_Aim:_
Work out how many lines hold the string "code". Give that number and nothing more.
▶
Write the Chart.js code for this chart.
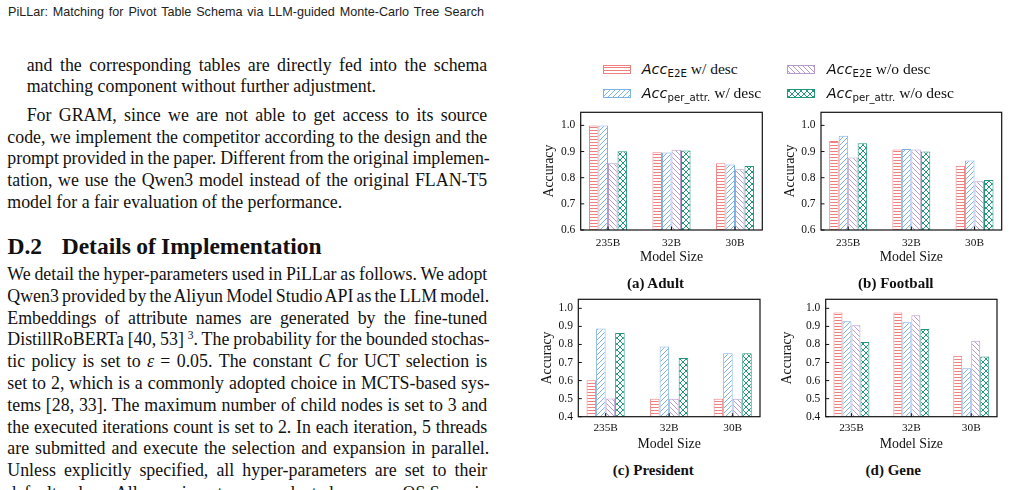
<!DOCTYPE html>
<html><head><meta charset="utf-8">
<script src="https://cdn.jsdelivr.net/npm/chart.js@4.4.0/dist/chart.umd.min.js"></script>
<style>
html,body{margin:0;padding:0;background:#fff;}
body{width:1009px;height:490px;overflow:hidden;position:relative;color:#111;}
.hdr{position:absolute;left:8px;top:5.5px;font-family:"Liberation Sans",sans-serif;font-size:12.6px;line-height:12px;white-space:nowrap;color:#222}
.ln{position:absolute;font-family:"Liberation Serif",serif;font-size:17.85px;line-height:22px;white-space:nowrap}
.ln sup{font-size:11.5px;line-height:0;vertical-align:6px}
.h2{position:absolute;font-family:"Liberation Serif",serif;font-weight:bold;font-size:23.5px;line-height:22px;white-space:nowrap}
.cap{position:absolute;font-family:"Liberation Serif",serif;font-weight:bold;font-size:15px;line-height:16px;transform:translate(-50%,-50%);white-space:nowrap}
.leg{position:absolute;font-family:"Liberation Serif",serif;font-size:15.5px;white-space:nowrap;line-height:20px}
.leg i{font-family:"DejaVu Sans",sans-serif;font-style:oblique;font-size:14.5px}
.leg sub{font-family:"DejaVu Sans",sans-serif;font-size:10.2px;vertical-align:-3px;line-height:0}
canvas.c,canvas.sw{position:absolute}
</style></head><body>
<div class="hdr" data-w="476">PiLLar: Matching for Pivot Table Schema via LLM-guided Monte-Carlo Tree Search</div>

<div class="ln" style="left:26.7px;top:53.7px" data-w="460.6">and the corresponding tables are directly fed into the schema</div>
<div class="ln" style="left:26.7px;top:75.3px">matching component without further adjustment.</div>
<div class="ln" style="left:26.7px;top:103.7px" data-w="460.6">For GRAM, since we are not able to get access to its source</div>
<div class="ln" style="left:7.3px;top:125.7px" data-w="480">code, we implement the competitor according to the design and the</div>
<div class="ln" style="left:7.3px;top:147.3px" data-w="482.5">prompt provided in the paper. Different from the original implemen-</div>
<div class="ln" style="left:7.3px;top:169px" data-w="480">tation, we use the Qwen3 model instead of the original FLAN-T5</div>
<div class="ln" style="left:7.3px;top:190.7px">model for a fair evaluation of the performance.</div>

<div class="h2" style="left:7.5px;top:234.6px">D.2</div>
<div class="h2" style="left:61.7px;top:234.6px" data-w="260">Details of Implementation</div>

<div class="ln" style="left:7.3px;top:263px" data-w="480">We detail the hyper-parameters used in PiLLar as follows. We adopt</div>
<div class="ln" style="left:7.3px;top:284.8px" data-w="482">Qwen3 provided by the Aliyun Model Studio API as the LLM model.</div>
<div class="ln" style="left:7.3px;top:306.6px" data-w="480">Embeddings of attribute names are generated by the fine-tuned</div>
<div class="ln" style="left:7.3px;top:328.4px" data-w="482.5">DistillRoBERTa [40, 53] <sup>3</sup>. The probability for the bounded stochas-</div>
<div class="ln" style="left:7.3px;top:350.2px" data-w="480">tic policy is set to <i>ε</i> = 0.05. The constant <i>C</i> for UCT selection is</div>
<div class="ln" style="left:7.3px;top:372px" data-w="482.5">set to 2, which is a commonly adopted choice in MCTS-based sys-</div>
<div class="ln" style="left:7.3px;top:393.8px" data-w="480">tems [28, 33]. The maximum number of child nodes is set to 3 and</div>
<div class="ln" style="left:7.3px;top:415.6px" data-w="480">the executed iterations count is set to 2. In each iteration, 5 threads</div>
<div class="ln" style="left:7.3px;top:437.4px" data-w="482">are submitted and execute the selection and expansion in parallel.</div>
<div class="ln" style="left:7.3px;top:459.2px" data-w="480">Unless explicitly specified, all hyper-parameters are set to their</div>
<div class="ln" style="left:7.3px;top:481.5px" data-w="480">default values. All experiments are conducted on a macOS Sequoia</div>

<canvas class="sw" id="sw0" width="30" height="11" style="left:601.5px;top:63.5px"></canvas>
<canvas class="sw" id="sw1" width="30" height="11" style="left:601.5px;top:87.5px"></canvas>
<canvas class="sw" id="sw2" width="30" height="11" style="left:785.5px;top:63.5px"></canvas>
<canvas class="sw" id="sw3" width="30" height="11" style="left:785.5px;top:87.5px"></canvas>
<div class="leg" style="left:641.7px;top:59px"><i>Acc</i><sub>E2E</sub> w/ desc</div>
<div class="leg" style="left:641.7px;top:83px"><i>Acc</i><sub>per_attr.</sub> w/ desc</div>
<div class="leg" style="left:826.7px;top:59px"><i>Acc</i><sub>E2E</sub> w/o desc</div>
<div class="leg" style="left:826.7px;top:83px"><i>Acc</i><sub>per_attr.</sub> w/o desc</div>

<canvas class="c" id="ca" width="240" height="170" style="left:530px;top:100px"></canvas>
<canvas class="c" id="cb" width="239" height="170" style="left:770px;top:100px"></canvas>
<canvas class="c" id="cc" width="240" height="170" style="left:530px;top:287px"></canvas>
<canvas class="c" id="cd" width="239" height="170" style="left:770px;top:287px"></canvas>

<div class="cap" style="left:655.5px;top:283.3px">(a) Adult</div>
<div class="cap" style="left:895.8px;top:283.3px">(b) Football</div>
<div class="cap" style="left:653.3px;top:470px">(c) President</div>
<div class="cap" style="left:893.3px;top:470px">(d) Gene</div>

<script>
// ---- data ----
const categories = ['235B', '32B', '30B'];
const seriesLabels = ['Acc_E2E w/ desc', 'Acc_per_attr. w/ desc', 'Acc_E2E w/o desc', 'Acc_per_attr. w/o desc'];

const adultE2EDesc      = [1.000, 0.897, 0.855];
const adultPerAttrDesc  = [1.000, 0.896, 0.850];
const adultE2ENoDesc    = [0.855, 0.907, 0.832];
const adultPerAttrNoDesc= [0.901, 0.904, 0.845];

const footballE2EDesc      = [0.940, 0.908, 0.846];
const footballPerAttrDesc  = [0.960, 0.910, 0.866];
const footballE2ENoDesc    = [0.877, 0.908, 0.786];
const footballPerAttrNoDesc= [0.932, 0.900, 0.791];

const presidentE2EDesc      = [0.602, 0.500, 0.500];
const presidentPerAttrDesc  = [0.888, 0.789, 0.751];
const presidentE2ENoDesc    = [0.501, 0.500, 0.500];
const presidentPerAttrNoDesc= [0.863, 0.725, 0.751];

const geneE2EDesc      = [0.977, 0.977, 0.738];
const genePerAttrDesc  = [0.928, 0.923, 0.668];
const geneE2ENoDesc    = [0.906, 0.962, 0.820];
const genePerAttrNoDesc= [0.814, 0.885, 0.733];

const ticksTopRow = [0.6, 0.7, 0.8, 0.9, 1.0];
const ticksBottomRow = [0.4, 0.5, 0.6, 0.7, 0.8, 0.9, 1.0];

// ---- styles ----
const colors = ['#EF8080', '#80B2EA', '#B99ACC', '#24957F'];
const kinds = ['h', 'f', 'b', 'x'];

function makeTile(kind, color) {
  const s = kind === 'h' ? 3 : (kind === 'x' ? 6 : 5);
  const c = document.createElement('canvas');
  c.width = s; c.height = s;
  const g = c.getContext('2d');
  g.fillStyle = '#fff'; g.fillRect(0, 0, s, s);
  g.strokeStyle = color; g.fillStyle = color; g.lineWidth = 1;
  const line = (x1, y1, x2, y2) => { g.beginPath(); g.moveTo(x1, y1); g.lineTo(x2, y2); g.stroke(); };
  if (kind === 'h') {
    g.fillRect(0, 0, s, 1);
  } else if (kind === 'f') {
    line(-1, s + 1, s + 1, -1); line(-1, 1, 1, -1); line(s - 1, s + 1, s + 1, s - 1);
  } else if (kind === 'b') {
    line(-1, -1, s + 1, s + 1); line(-1, s - 1, 1, s + 1); line(s - 1, -1, s + 1, 1);
  } else {
    line(-1, s + 1, s + 1, -1); line(-1, 1, 1, -1); line(s - 1, s + 1, s + 1, s - 1);
    line(-1, -1, s + 1, s + 1); line(-1, s - 1, 1, s + 1); line(s - 1, -1, s + 1, 1);
  }
  return c;
}
const patCtx = document.createElement('canvas').getContext('2d');
const patterns = kinds.map((k, j) => patCtx.createPattern(makeTile(k, colors[j]), 'repeat'));

// legend swatches
for (let j = 0; j < 4; j++) {
  const g = document.getElementById('sw' + j).getContext('2d');
  g.fillStyle = g.createPattern(makeTile(kinds[j], colors[j]), 'repeat');
  g.fillRect(1, 1, 28, 9);
  g.strokeStyle = colors[j]; g.lineWidth = 1;
  g.strokeRect(1.5, 1.5, 27, 8);
}

const framePlugin = {
  id: 'frame',
  afterDraw(chart) {
    const { ctx, chartArea: a, scales } = chart;
    ctx.save();
    ctx.strokeStyle = '#111';
    ctx.lineWidth = 1;
    scales.y.ticks.forEach((t, i) => {
      const y = scales.y.getPixelForTick(i);
      ctx.beginPath(); ctx.moveTo(a.left, y); ctx.lineTo(a.left + 3.5, y); ctx.stroke();
    });
    scales.x.ticks.forEach((t, i) => {
      const x = scales.x.getPixelForTick(i);
      ctx.beginPath(); ctx.moveTo(x, a.bottom); ctx.lineTo(x, a.bottom - 3.5); ctx.stroke();
    });
    ctx.lineWidth = 1.2;
    ctx.strokeRect(a.left, a.top, a.right - a.left, a.bottom - a.top);
    ctx.restore();
  }
};

function makeChart(id, series, yMin, yTicks, geom) {
  new Chart(document.getElementById(id), {
    type: 'bar',
    data: {
      datasets: series.map((vals, j) => ({
        label: seriesLabels[j],
        data: vals.map((v, i) => ({ x: i, y: v })),
        backgroundColor: patterns[j],
        borderColor: colors[j],
        borderWidth: 1,
        borderSkipped: 'start',
        base: yMin,
        clip: 0,
        categoryPercentage: 0.6,
        barPercentage: 1
      }))
    },
    options: {
      responsive: false, animation: false, devicePixelRatio: 1,
      layout: { padding: { left: 0, right: geom.pr, top: geom.pt, bottom: 0 } },
      plugins: { legend: { display: false }, tooltip: { enabled: false } },
      scales: {
        x: {
          type: 'linear', min: -0.43, max: 2.43, offset: false,
          grid: { display: false, drawTicks: false }, border: { display: false },
          afterBuildTicks: s => { s.ticks = categories.map((c, i) => ({ value: i })); },
          afterFit: s => { s.height = geom.xh; },
          ticks: { callback: v => categories[v], font: { family: 'Liberation Serif', size: 11.3 }, color: '#111', padding: geom.xp, maxRotation: 0, autoSkip: false },
          title: { display: true, text: 'Model Size', font: { family: 'Liberation Serif', size: 13.8 }, color: '#111', padding: { top: 0, bottom: geom.xtb } }
        },
        y: {
          min: yMin, max: 1.05, beginAtZero: false,
          grid: { display: false, drawTicks: false }, border: { display: false },
          afterBuildTicks: s => { s.ticks = yTicks.map(v => ({ value: v })); },
          afterFit: s => { s.width = geom.yw; },
          ticks: { callback: v => v.toFixed(1), font: { family: 'Liberation Serif', size: 11.5 }, color: '#111', padding: 5.4 },
          title: { display: true, text: 'Accuracy', font: { family: 'Liberation Serif', size: 13.8 }, color: '#111', padding: { top: geom.ytp, bottom: 0 } }
        }
      }
    },
    plugins: [framePlugin]
  });
}

makeChart('ca', [adultE2EDesc, adultPerAttrDesc, adultE2ENoDesc, adultPerAttrNoDesc], 0.6, ticksTopRow,
  { pr: 7.7, pt: 10.3, xh: 40, yw: 50.7, xp: 6.2, xtb: 4.4, ytp: 10.9 });
makeChart('cb', [footballE2EDesc, footballPerAttrDesc, footballE2ENoDesc, footballPerAttrNoDesc], 0.6, ticksTopRow,
  { pr: 7.3, pt: 10.3, xh: 40, yw: 51, xp: 6.2, xtb: 4.4, ytp: 11.9 });
makeChart('cc', [presidentE2EDesc, presidentPerAttrDesc, presidentE2ENoDesc, presidentPerAttrNoDesc], 0.4, ticksBottomRow,
  { pr: 10, pt: 9.7, xh: 40.3, yw: 48.3, xp: 5, xtb: 4.6, ytp: 9.2 });
makeChart('cd', [geneE2EDesc, genePerAttrDesc, geneE2ENoDesc, genePerAttrNoDesc], 0.4, ticksBottomRow,
  { pr: 12, pt: 9.7, xh: 40.3, yw: 55.7, xp: 5, xtb: 4.6, ytp: 8.6 });

// justify text lines to their measured widths
document.querySelectorAll('[data-w]').forEach(el => {
  const target = parseFloat(el.dataset.w);
  const nat = el.getBoundingClientRect().width;
  const spaces = (el.textContent.match(/ /g) || []).length;
  if (spaces > 0) el.style.wordSpacing = ((target - nat) / spaces).toFixed(3) + 'px';
});
</script>
</body></html>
◀
_Reply:_
2